▸ Problem: Without the pictures, output the lines of the material from the very first through the one that holds "plt.rcParams['font.family'] = ['Liberation".

▸ Data lines:
============================================================

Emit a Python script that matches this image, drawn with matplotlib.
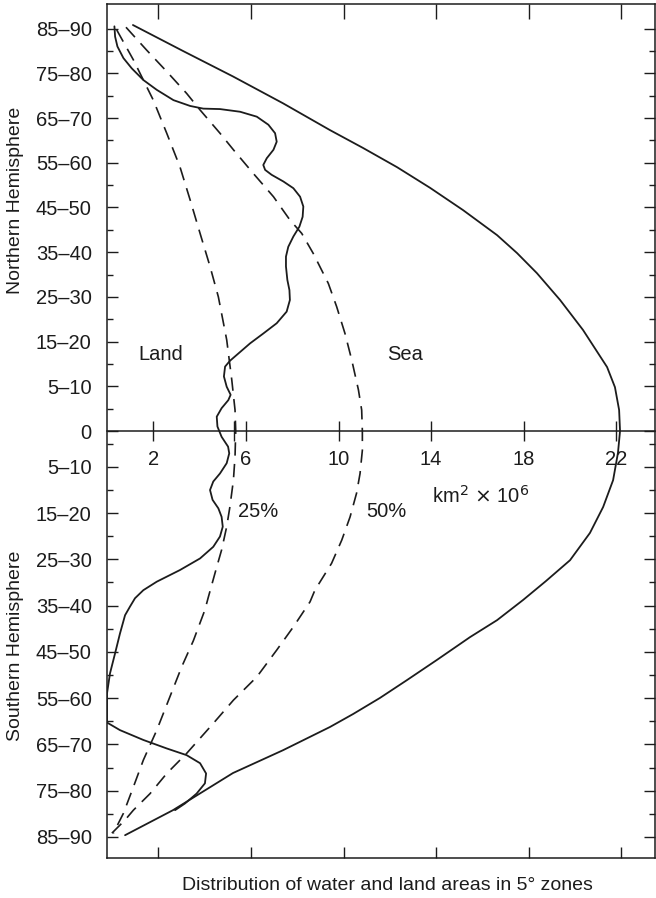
import numpy as np
import matplotlib
matplotlib.use("Agg")
import matplotlib.pyplot as plt

plt.rcParams['font.family'] = ['Liberation Sans', 'DejaVu Sans']

# latitude zone labels, north (upper half) and south (lower half)
north_labels = ['0', '5–10', '15–20', '25–30', '35–40', '45–50', '55–60', '65–70', '75–80', '85–90']
south_labels = ['5–10', '15–20', '25–30', '35–40', '45–50', '55–60', '65–70', '75–80', '85–90']
area_ticks = [2, 6, 10, 14, 18, 22]

# sea area per zone (outer solid curve), km2 x 10^6 vs. zone row
sea_x = [1.12, 3.28, 5.44, 7.6, 9.63, 11.06, 12.53, 13.95, 15.38, 16.85, 17.71, 18.57, 19.57, 20.56,
         21.6, 21.94, 22.12, 22.16, 22.07, 21.86, 21.43, 20.86, 20.0, 18.95, 17.97, 16.85, 15.68,
         14.25, 12.96, 11.79, 10.63, 9.63, 7.6, 5.44, 2.85, 0.78]
sea_y = [9.08, 8.5, 7.93, 7.33, 6.73, 6.33, 5.9, 5.44, 4.94, 4.38, 3.98, 3.53, 2.93, 2.26,
         1.43, 0.98, 0.47, 0.0, -0.49, -1.1, -1.7, -2.28, -2.89, -3.36, -3.78, -4.23, -4.61,
         -5.12, -5.57, -5.97, -6.33, -6.62, -7.14, -7.65, -8.48, -9.04]

# land area per zone (wiggly solid curve)
land_x = [0.32, 0.35, 0.45, 0.71, 1.07, 1.57, 2.15, 2.87, 3.59, 4.16, 4.88, 5.75, 6.47, 6.97,
          7.26, 7.33, 7.19, 6.90, 6.75, 6.83, 7.11, 7.62, 8.05, 8.34, 8.48, 8.45, 8.31, 8.05,
          7.83, 7.73, 7.73, 7.79, 7.88, 7.90, 7.76, 7.33, 6.75, 6.18, 5.60, 5.31, 5.10, 5.05,
          5.17, 5.34, 5.24, 4.95, 4.74, 4.77, 4.95, 5.23, 5.28, 5.17, 4.88, 4.59, 4.45, 4.56,
          4.81, 4.95, 5.00, 4.88, 4.59, 4.02, 3.15, 2.15, 1.57, 1.21, 0.99, 0.78, 0.56, 0.35,
          0.13, 0.0, 0.0, 0.0, 0.56, 1.57, 2.58, 3.44, 4.02, 4.28, 4.23, 3.87, 3.37, 2.94]
land_y = [9.05, 8.82, 8.60, 8.34, 8.11, 7.85, 7.63, 7.40, 7.27, 7.21, 7.20, 7.14, 7.03, 6.85,
          6.66, 6.47, 6.29, 6.10, 5.95, 5.84, 5.73, 5.58, 5.43, 5.24, 5.02, 4.79, 4.57, 4.35,
          4.12, 3.90, 3.68, 3.38, 3.15, 2.93, 2.67, 2.41, 2.18, 1.96, 1.70, 1.57, 1.44, 1.22,
          0.99, 0.81, 0.69, 0.51, 0.32, 0.10, -0.13, -0.35, -0.50, -0.72, -0.95, -1.13, -1.32, -1.54,
          -1.73, -1.92, -2.14, -2.36, -2.59, -2.85, -3.11, -3.37, -3.56, -3.74, -3.93, -4.12, -4.53, -4.97,
          -5.42, -5.87, -6.24, -6.52, -6.69, -6.91, -7.10, -7.25, -7.43, -7.66, -7.88, -8.11, -8.33, -8.48]

# 25 % and 50 % reference curves (dashed)
q25_x = [0.42, 1.14, 2.0, 2.58, 3.15, 3.59, 4.02, 4.45, 4.81, 5.17, 5.39, 5.53, 5.56, 5.53,
         5.46, 5.31, 5.17, 4.95, 4.74, 4.38, 4.23, 3.73, 3.23, 2.72, 2.15, 1.57, 1.14, 0.71, 0.27]
q25_y = [8.97, 8.30, 7.40, 6.66, 5.91, 5.17, 4.42, 3.68, 3.0, 2.04, 1.14, 0.47, 0.0, -0.57,
         -1.1, -1.69, -2.14, -2.66, -3.04, -3.71, -4.0, -4.69, -5.27, -5.94, -6.69, -7.36, -7.96, -8.55, -9.0]
q50_x = [0.82, 1.71, 2.58, 3.44, 4.02, 4.88, 5.46, 6.32, 7.19, 7.9, 8.41, 8.91, 9.56, 9.92,
         10.28, 10.57, 10.86, 11.0, 11.03, 11.03, 10.93, 10.78, 10.50, 10.14, 9.7, 8.98, 8.77,
         8.05, 7.33, 6.47, 5.46, 4.59, 3.44, 2.58, 1.86, 1.14, 0.78, 0.2]
q50_y = [9.03, 8.52, 8.04, 7.55, 7.18, 6.66, 6.29, 5.76, 5.24, 4.72, 4.42, 3.97, 3.30, 2.78,
         2.18, 1.59, 0.92, 0.47, 0.0, -0.43, -0.95, -1.39, -1.92, -2.44, -2.96, -3.56, -3.82,
         -4.38, -4.9, -5.5, -6.02, -6.54, -7.21, -7.66, -8.11, -8.48, -8.7, -9.0]

ink = '#1c1c1c'
fs = 14.5

fig = plt.figure(figsize=(6.56, 8.98), dpi=100)
ax = fig.add_axes([107 / 656, 40 / 898, 548 / 656, 854 / 898])

solid = dict(color=ink, lw=1.3, solid_joinstyle='round', solid_capstyle='round')
ax.plot(sea_x, sea_y, **solid)
ax.plot(land_x, land_y, **solid)
ax.plot(q25_x, q25_y, color=ink, lw=1.2, dashes=(8, 5))
ax.plot(q50_x, q50_y, color=ink, lw=1.2, dashes=(8, 5))

ax.set_xlim(0, 23.67)
ax.set_ylim(-9.55, 9.55)

# zone rows: north evenly spaced, south slightly wider
north_pos = np.arange(10)
south_pos = -0.8 - 1.035 * np.arange(9)
ax.set_yticks(list(north_pos) + list(south_pos))
ax.set_yticklabels(north_labels + south_labels)
minor_y = list(np.arange(9) + 0.5) + [-0.3] + list((south_pos[:-1] + south_pos[1:]) / 2)
ax.set_yticks(minor_y, minor=True)
ax.tick_params(axis='y', which='major', direction='in', length=8, width=1, pad=11,
               labelsize=fs, colors=ink, right=True)
ax.tick_params(axis='y', which='minor', direction='in', length=4, width=1, right=True, colors=ink)

# area axis runs across the equator
ax.spines['bottom'].set_position(('data', 0))
ax.set_xticks(area_ticks)
ax.set_xticks([5.5], minor=True)
ax.tick_params(axis='x', which='both', direction='inout', length=15, width=1, pad=6,
               labelsize=fs, colors=ink)
for s in ax.spines.values():
    s.set_color(ink)
    s.set_linewidth(1.1)

# frame ticks along the top and bottom edges
frame_ticks = [t + 0.22 for t in area_ticks]
top = ax.secondary_xaxis('top')
top.set_xticks(frame_ticks)
top.tick_params(direction='in', length=11, width=1, labeltop=False, colors=ink)
top.spines['top'].set_visible(False)
bot = ax.secondary_xaxis('bottom')
bot.set_xticks(frame_ticks)
bot.tick_params(direction='in', length=8, width=1, labelbottom=False, colors=ink)
bot.spines['bottom'].set_color(ink)
bot.spines['bottom'].set_linewidth(1.1)

ax.text(2.33, 1.70, 'Land', fontsize=fs, color=ink, ha='center', va='center')
ax.text(12.87, 1.70, 'Sea', fontsize=fs, color=ink, ha='center', va='center')
ax.text(5.66, -1.81, '25%', fontsize=fs, color=ink, ha='left', va='center')
ax.text(11.19, -1.79, '50%', fontsize=fs, color=ink, ha='left', va='center')
ax.text(14.04, -1.45, r'km$^2$ $\times$ 10$^6$', fontsize=fs, color=ink, ha='left', va='center')

fig.text(16 / 656, 1 - 200 / 898, 'Northern Hemisphere', rotation=90, fontsize=14,
         color=ink, ha='center', va='center')
fig.text(16 / 656, 1 - 646 / 898, 'Southern Hemisphere', rotation=90, fontsize=14,
         color=ink, ha='center', va='center')
fig.text(387 / 656, 1 - 885 / 898, 'Distribution of water and land areas in 5° zones',
         fontsize=14, color=ink, ha='center', va='center')

fig.savefig('out.png', dpi=100, facecolor='white')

============================================================

▸ The result:
Emit a Python script that matches this image, drawn with matplotlib.
import numpy as np
import matplotlib
matplotlib.use("Agg")
import matplotlib.pyplot as plt

plt.rcParams['font.family'] = ['Liberation Sans', 'DejaVu Sans']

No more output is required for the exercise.